## begin
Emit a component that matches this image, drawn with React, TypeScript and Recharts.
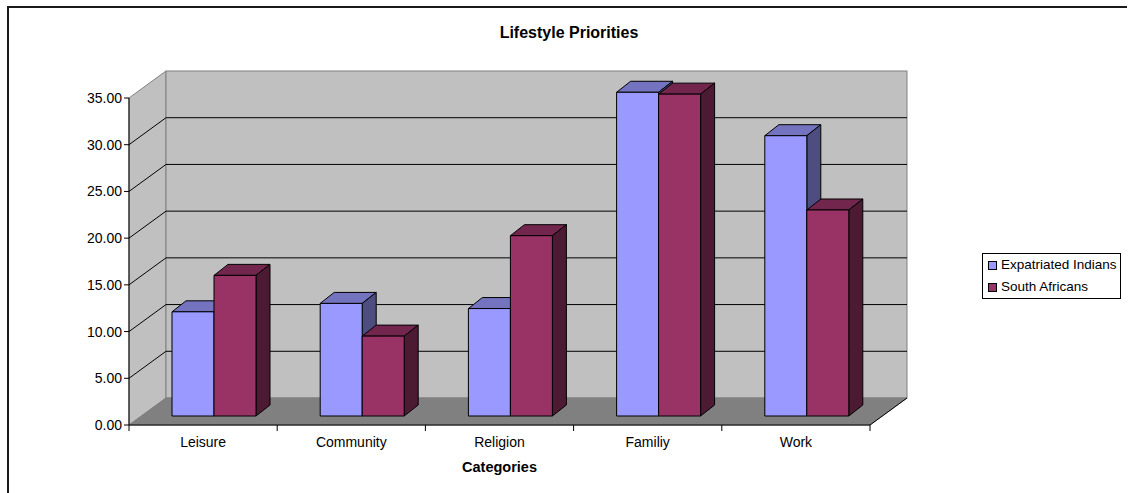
import { BarChart, Bar, XAxis, YAxis, CartesianGrid, Legend, ReferenceArea, Label } from 'recharts'

const categories = ['Leisure', 'Community', 'Religion', 'Familiy', 'Work']
const expatriatedIndians = [11.15, 12.05, 11.5, 34.65, 30.0]
const southAfricans = [15.05, 8.55, 19.3, 34.45, 22.05]
const yTicks = [0, 5, 10, 15, 20, 25, 30, 35]
const seriesNames = ['Expatriated Indians', 'South Africans']

const data = categories.map((category, i) => ({
  category,
  expat: expatriatedIndians[i],
  sa: southAfricans[i],
}))

// 3d look: wall depth, bar offset inside the box, bar depth
const WALL_DX = 37
const WALL_DY = 27
const BAR_SX = 11
const BAR_SY = 9
const DEPTH_X = 14
const DEPTH_Y = 11

const CHART_W = 1118
const CHART_H = 485
const MARGIN = { top: 90, right: 257, bottom: 23, left: 60 }
const PLOT_TOP = MARGIN.top
const PLOT_BOTTOM = 417

const FONT = "Arial, 'Liberation Sans', sans-serif"

function Walls(props: any) {
  const { x, y, width, height } = props
  const b = y + height
  const r = x + width
  return (
    <g>
      <polygon
        points={`${x},${y} ${x + WALL_DX},${y - WALL_DY} ${x + WALL_DX},${b - WALL_DY} ${x},${b}`}
        fill="#c0c0c0"
        stroke="#808080"
      />
      <rect x={x + WALL_DX} y={y - WALL_DY} width={width} height={height} fill="#c0c0c0" stroke="#808080" />
      <polygon
        points={`${x},${b} ${x + WALL_DX},${b - WALL_DY} ${r + WALL_DX},${b - WALL_DY} ${r},${b}`}
        fill="#808080"
        stroke="#808080"
      />
      <line x1={r} y1={b} x2={r + WALL_DX} y2={b - WALL_DY} stroke="#000" />
    </g>
  )
}

function gridLine(props: any) {
  const { x1, y1, x2, index } = props
  if (y1 <= PLOT_TOP + 0.5 || y1 >= PLOT_BOTTOM - 0.5) return <g key={`g-${index}`} />
  return (
    <path
      key={`g-${index}`}
      d={`M${x1},${y1} L${x1 + WALL_DX},${y1 - WALL_DY} L${x2 + WALL_DX},${y1 - WALL_DY}`}
      fill="none"
      stroke="#000"
    />
  )
}

function Box3D(props: any) {
  const { x, y, width, height, fill, top, side } = props
  if (!width || height == null) return null
  const fx = x + BAR_SX
  const fy = y - BAR_SY
  const rx = fx + width
  return (
    <g stroke="#000" strokeWidth={1} strokeLinejoin="round">
      <polygon
        points={`${fx},${fy} ${fx + DEPTH_X},${fy - DEPTH_Y} ${rx + DEPTH_X},${fy - DEPTH_Y} ${rx},${fy}`}
        fill={top}
      />
      <polygon
        points={`${rx},${fy} ${rx + DEPTH_X},${fy - DEPTH_Y} ${rx + DEPTH_X},${fy + height - DEPTH_Y} ${rx},${fy + height}`}
        fill={side}
      />
      <rect x={fx} y={fy} width={width} height={height} fill={fill} />
    </g>
  )
}

function CategoryTick(props: any) {
  const { x, y, payload } = props
  const half = payload.offset ?? 0
  const axisY = y - 8
  const isLast = payload.value === categories[categories.length - 1]
  return (
    <g>
      <line x1={x - half} y1={axisY} x2={x - half} y2={axisY + 6} stroke="#000" />
      {isLast && <line x1={x + half} y1={axisY} x2={x + half} y2={axisY + 6} stroke="#000" />}
      <text x={x} y={y + 14} textAnchor="middle" fontSize={14} fill="#000">
        {payload.value}
      </text>
    </g>
  )
}

function CategoriesTitle(props: any) {
  const vb = props.viewBox
  return (
    <text x={vb.x + vb.width / 2} y={vb.y + 47} textAnchor="middle" fontSize={14.5} fontWeight="bold" fill="#000">
      Categories
    </text>
  )
}

function LegendBox(props: any) {
  const items = props.payload || []
  return (
    <div
      style={{
        display: 'inline-block',
        border: '1px solid #000',
        padding: '0 3px 0 5px',
        lineHeight: '22px',
        fontSize: 13.5,
        background: '#fff',
        color: '#000',
      }}
    >
      {items.map((item: any) => (
        <div key={item.value} style={{ display: 'flex', alignItems: 'center', whiteSpace: 'nowrap' }}>
          <span
            style={{
              display: 'inline-block',
              width: 9,
              height: 9,
              boxSizing: 'border-box',
              border: '1px solid #000',
              background: item.color,
              marginRight: 4,
            }}
          />
          {item.value}
        </div>
      ))}
    </div>
  )
}

export default function App() {
  return (
    <div
      style={{
        position: 'absolute',
        left: 7,
        top: 6,
        width: CHART_W,
        height: CHART_H,
        borderLeft: '2px solid #1a1a1a',
        borderTop: '2px solid #1a1a1a',
        fontFamily: FONT,
        background: '#fff',
      }}
    >
      <div
        style={{
          position: 'absolute',
          left: 410,
          width: 300,
          top: 15,
          lineHeight: '20px',
          textAlign: 'center',
          fontSize: 16,
          fontWeight: 'bold',
          color: '#000',
          zIndex: 2,
        }}
      >
        Lifestyle Priorities
      </div>
      <BarChart
        width={CHART_W}
        height={CHART_H}
        data={data}
        margin={MARGIN}
        barCategoryGap={32}
        barGap={0}
      >
        <ReferenceArea y1={0} y2={35} ifOverflow="visible" shape={<Walls />} zIndex={-200} />
        <CartesianGrid vertical={false} horizontal={gridLine} zIndex={-100} />
        <XAxis
          dataKey="category"
          height={45}
          interval={0}
          axisLine={{ stroke: '#000' }}
          tickLine={false}
          tick={<CategoryTick />}
        >
          <Label content={<CategoriesTitle />} />
        </XAxis>
        <YAxis
          width={60}
          domain={[0, 35]}
          ticks={yTicks}
          interval={0}
          tickSize={5}
          tickFormatter={(v: number) => v.toFixed(2)}
          tick={{ fontSize: 14, fill: '#000' }}
          axisLine={{ stroke: '#000' }}
          tickLine={{ stroke: '#000' }}
        />
        <Legend
          layout="horizontal"
          align="center"
          verticalAlign="middle"
          content={<LegendBox />}
          wrapperStyle={{ left: 973, top: 245, width: 150, height: 'auto' }}
        />
        <Bar
          dataKey="expat"
          name={seriesNames[0]}
          fill="#9999ff"
          isAnimationActive={false}
          shape={(p: any) => <Box3D {...p} top="#7373bf" side="#4d4d80" />}
        />
        <Bar
          dataKey="sa"
          name={seriesNames[1]}
          fill="#993366"
          isAnimationActive={false}
          shape={(p: any) => <Box3D {...p} top="#73264d" side="#4d1a33" />}
        />
      </BarChart>
    </div>
  )
}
## end
» **Exercise task**:
Restate the material word for word from its first line through the line containing "const seriesNames = ['Expatriated", both included; the pictures do not belong in it.

» **Result of this task**:
Emit a component that matches this image, drawn with React, TypeScript and Recharts.
import { BarChart, Bar, XAxis, YAxis, CartesianGrid, Legend, ReferenceArea, Label } from 'recharts'

const categories = ['Leisure', 'Community', 'Religion', 'Familiy', 'Work']
const expatriatedIndians = [11.15, 12.05, 11.5, 34.65, 30.0]
const southAfricans = [15.05, 8.55, 19.3, 34.45, 22.05]
const yTicks = [0, 5, 10, 15, 20, 25, 30, 35]
const seriesNames = ['Expatriated Indians', 'South Africans']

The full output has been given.